* _Stated task_: Show all lines holding "chart".

* _Material_:
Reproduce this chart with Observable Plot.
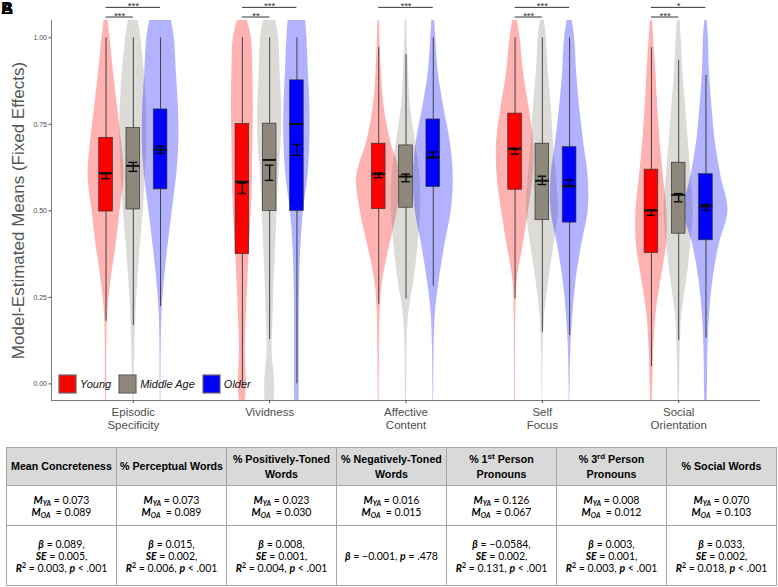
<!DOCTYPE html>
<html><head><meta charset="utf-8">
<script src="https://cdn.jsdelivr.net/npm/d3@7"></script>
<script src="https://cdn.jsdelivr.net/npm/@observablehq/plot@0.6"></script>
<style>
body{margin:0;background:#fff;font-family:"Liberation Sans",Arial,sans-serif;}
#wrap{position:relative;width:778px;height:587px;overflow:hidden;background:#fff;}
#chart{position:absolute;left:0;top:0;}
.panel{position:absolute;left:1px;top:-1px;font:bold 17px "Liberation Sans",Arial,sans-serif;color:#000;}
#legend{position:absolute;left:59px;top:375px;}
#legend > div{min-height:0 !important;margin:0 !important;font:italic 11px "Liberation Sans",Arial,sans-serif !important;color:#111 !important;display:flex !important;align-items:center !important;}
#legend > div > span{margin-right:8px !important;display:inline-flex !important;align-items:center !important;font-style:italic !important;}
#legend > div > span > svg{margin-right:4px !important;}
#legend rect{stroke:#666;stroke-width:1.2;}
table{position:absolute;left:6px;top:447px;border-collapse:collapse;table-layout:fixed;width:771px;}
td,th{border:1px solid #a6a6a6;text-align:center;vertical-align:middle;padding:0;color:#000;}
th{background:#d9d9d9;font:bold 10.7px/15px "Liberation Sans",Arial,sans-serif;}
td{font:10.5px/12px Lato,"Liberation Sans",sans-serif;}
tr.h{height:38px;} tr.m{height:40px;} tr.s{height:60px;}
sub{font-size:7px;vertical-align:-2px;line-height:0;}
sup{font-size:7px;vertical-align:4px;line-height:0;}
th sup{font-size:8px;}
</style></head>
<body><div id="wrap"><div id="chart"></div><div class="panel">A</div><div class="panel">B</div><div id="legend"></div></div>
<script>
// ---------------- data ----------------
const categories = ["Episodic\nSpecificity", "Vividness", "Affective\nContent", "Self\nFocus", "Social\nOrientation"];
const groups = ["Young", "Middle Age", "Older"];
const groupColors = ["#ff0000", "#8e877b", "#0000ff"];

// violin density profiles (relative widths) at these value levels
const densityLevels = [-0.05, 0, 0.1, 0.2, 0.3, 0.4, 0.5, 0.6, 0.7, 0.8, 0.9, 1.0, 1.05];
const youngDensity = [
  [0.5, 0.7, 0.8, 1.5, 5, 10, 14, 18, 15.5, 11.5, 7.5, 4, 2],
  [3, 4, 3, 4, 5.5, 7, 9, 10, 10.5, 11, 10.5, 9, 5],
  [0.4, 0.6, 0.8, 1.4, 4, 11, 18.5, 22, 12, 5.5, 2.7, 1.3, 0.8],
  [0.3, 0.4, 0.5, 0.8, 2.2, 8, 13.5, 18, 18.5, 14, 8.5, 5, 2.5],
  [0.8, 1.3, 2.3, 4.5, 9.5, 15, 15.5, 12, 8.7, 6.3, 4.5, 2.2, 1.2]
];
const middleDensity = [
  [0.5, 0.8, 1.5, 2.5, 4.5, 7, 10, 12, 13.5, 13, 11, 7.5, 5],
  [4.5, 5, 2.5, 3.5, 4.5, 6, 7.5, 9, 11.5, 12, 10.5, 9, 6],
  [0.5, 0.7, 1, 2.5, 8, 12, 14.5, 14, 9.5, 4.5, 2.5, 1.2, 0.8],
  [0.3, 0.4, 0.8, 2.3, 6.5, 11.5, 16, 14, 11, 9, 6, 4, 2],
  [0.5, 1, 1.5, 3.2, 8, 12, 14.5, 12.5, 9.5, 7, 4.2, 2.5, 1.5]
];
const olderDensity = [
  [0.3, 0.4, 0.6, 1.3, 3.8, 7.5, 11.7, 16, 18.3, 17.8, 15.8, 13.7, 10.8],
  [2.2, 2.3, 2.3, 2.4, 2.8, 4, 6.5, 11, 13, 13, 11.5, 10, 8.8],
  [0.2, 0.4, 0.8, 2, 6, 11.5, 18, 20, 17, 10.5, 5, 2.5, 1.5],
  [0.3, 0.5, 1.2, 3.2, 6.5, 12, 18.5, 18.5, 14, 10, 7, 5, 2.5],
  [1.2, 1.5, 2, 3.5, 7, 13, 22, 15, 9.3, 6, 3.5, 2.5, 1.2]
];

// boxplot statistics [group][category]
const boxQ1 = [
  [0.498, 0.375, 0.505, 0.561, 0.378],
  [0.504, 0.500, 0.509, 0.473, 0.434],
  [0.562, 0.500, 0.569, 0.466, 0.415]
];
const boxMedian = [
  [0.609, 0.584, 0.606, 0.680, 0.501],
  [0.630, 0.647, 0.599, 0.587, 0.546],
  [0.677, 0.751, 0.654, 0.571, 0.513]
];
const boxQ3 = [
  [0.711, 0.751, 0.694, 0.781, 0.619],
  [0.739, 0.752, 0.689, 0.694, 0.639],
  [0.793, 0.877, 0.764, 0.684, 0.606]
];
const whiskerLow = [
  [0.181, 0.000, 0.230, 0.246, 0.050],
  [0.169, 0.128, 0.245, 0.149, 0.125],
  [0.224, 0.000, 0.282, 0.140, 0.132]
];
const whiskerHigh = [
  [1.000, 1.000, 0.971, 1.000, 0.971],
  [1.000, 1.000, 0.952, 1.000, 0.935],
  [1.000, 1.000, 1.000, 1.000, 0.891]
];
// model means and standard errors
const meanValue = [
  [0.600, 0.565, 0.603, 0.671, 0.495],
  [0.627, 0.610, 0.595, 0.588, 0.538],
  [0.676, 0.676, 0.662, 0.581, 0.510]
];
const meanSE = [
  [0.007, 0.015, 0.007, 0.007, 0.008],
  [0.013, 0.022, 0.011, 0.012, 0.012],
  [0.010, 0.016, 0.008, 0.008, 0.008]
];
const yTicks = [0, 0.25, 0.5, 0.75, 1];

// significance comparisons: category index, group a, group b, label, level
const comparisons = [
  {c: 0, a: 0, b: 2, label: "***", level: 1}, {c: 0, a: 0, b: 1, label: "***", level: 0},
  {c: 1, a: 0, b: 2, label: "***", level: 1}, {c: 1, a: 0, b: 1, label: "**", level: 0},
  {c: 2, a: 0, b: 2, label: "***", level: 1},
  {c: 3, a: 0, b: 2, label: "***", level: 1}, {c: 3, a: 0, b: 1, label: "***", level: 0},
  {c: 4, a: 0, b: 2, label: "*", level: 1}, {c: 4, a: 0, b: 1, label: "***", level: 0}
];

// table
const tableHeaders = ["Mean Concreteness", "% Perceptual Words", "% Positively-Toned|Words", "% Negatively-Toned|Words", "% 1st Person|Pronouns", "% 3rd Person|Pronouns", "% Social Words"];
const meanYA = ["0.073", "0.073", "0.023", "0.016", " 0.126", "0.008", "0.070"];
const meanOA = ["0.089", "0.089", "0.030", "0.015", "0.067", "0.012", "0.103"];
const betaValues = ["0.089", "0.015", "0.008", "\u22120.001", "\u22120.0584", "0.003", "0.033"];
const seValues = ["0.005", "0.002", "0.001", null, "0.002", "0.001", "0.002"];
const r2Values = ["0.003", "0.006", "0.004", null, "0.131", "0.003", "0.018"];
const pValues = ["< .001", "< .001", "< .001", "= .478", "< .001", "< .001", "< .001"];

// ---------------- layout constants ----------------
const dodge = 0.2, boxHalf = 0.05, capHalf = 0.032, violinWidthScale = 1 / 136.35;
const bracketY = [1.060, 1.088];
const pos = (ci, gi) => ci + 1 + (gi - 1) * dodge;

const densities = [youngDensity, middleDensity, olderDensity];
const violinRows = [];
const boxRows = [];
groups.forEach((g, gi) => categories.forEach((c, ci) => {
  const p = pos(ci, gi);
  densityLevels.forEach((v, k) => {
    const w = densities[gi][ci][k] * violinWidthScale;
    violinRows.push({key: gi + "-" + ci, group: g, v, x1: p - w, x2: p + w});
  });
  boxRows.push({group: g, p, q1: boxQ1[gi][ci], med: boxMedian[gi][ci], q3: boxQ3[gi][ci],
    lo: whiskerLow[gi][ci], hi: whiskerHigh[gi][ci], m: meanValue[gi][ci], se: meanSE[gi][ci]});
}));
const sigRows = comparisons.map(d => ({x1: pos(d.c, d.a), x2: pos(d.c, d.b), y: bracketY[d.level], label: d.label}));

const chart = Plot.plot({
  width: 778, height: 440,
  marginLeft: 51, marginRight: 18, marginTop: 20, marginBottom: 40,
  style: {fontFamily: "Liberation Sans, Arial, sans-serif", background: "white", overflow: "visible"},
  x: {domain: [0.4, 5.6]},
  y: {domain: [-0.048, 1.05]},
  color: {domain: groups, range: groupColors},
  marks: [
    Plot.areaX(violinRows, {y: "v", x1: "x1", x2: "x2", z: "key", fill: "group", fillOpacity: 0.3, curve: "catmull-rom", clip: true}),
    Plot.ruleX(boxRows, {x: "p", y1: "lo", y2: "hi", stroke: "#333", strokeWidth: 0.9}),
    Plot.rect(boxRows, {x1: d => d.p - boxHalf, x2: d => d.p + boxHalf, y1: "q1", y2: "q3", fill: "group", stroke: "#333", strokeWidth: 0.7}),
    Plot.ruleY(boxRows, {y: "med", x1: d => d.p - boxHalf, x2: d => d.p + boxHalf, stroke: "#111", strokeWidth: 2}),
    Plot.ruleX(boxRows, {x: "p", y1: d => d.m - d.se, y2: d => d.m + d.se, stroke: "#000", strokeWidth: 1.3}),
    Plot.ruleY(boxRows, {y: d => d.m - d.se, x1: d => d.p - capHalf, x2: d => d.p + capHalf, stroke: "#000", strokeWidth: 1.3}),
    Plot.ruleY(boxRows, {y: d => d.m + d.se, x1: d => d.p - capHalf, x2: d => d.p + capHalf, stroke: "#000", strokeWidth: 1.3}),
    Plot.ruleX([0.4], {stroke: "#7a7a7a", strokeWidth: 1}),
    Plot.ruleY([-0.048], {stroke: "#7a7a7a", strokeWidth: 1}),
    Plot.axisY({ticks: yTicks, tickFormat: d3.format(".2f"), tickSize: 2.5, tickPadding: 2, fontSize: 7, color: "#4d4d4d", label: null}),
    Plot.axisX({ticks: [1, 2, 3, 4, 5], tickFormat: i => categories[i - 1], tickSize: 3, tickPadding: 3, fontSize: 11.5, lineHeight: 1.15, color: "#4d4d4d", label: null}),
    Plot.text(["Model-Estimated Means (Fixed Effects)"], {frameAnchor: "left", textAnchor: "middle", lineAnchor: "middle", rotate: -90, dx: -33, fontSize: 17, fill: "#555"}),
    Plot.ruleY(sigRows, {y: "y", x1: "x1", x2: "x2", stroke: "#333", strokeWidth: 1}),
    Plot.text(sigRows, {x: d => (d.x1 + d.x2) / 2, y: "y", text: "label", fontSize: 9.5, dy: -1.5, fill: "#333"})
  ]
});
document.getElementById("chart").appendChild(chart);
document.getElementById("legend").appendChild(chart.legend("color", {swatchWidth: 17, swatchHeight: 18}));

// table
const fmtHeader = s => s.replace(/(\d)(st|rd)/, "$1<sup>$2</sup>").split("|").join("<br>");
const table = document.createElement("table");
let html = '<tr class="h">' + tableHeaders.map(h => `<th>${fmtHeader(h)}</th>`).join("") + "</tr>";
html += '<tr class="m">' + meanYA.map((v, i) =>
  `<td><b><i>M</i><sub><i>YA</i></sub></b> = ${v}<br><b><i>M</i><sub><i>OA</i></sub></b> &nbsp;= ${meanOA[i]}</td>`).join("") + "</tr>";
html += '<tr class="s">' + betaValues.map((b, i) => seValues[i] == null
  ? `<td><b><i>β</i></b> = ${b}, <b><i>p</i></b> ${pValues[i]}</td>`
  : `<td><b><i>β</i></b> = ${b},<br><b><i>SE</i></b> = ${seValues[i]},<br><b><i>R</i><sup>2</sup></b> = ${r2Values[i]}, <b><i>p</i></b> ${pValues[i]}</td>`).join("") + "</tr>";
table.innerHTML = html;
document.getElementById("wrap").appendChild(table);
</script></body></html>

* _Solution below_:
Reproduce this chart with Observable Plot.
#chart{position:absolute;left:0;top:0;}
<body><div id="wrap"><div id="chart"></div><div class="panel">A</div><div class="panel">B</div><div id="legend"></div></div>
const chart = Plot.plot({
document.getElementById("chart").appendChild(chart);
document.getElementById("legend").appendChild(chart.legend("color", {swatchWidth: 17, swatchHeight: 18}));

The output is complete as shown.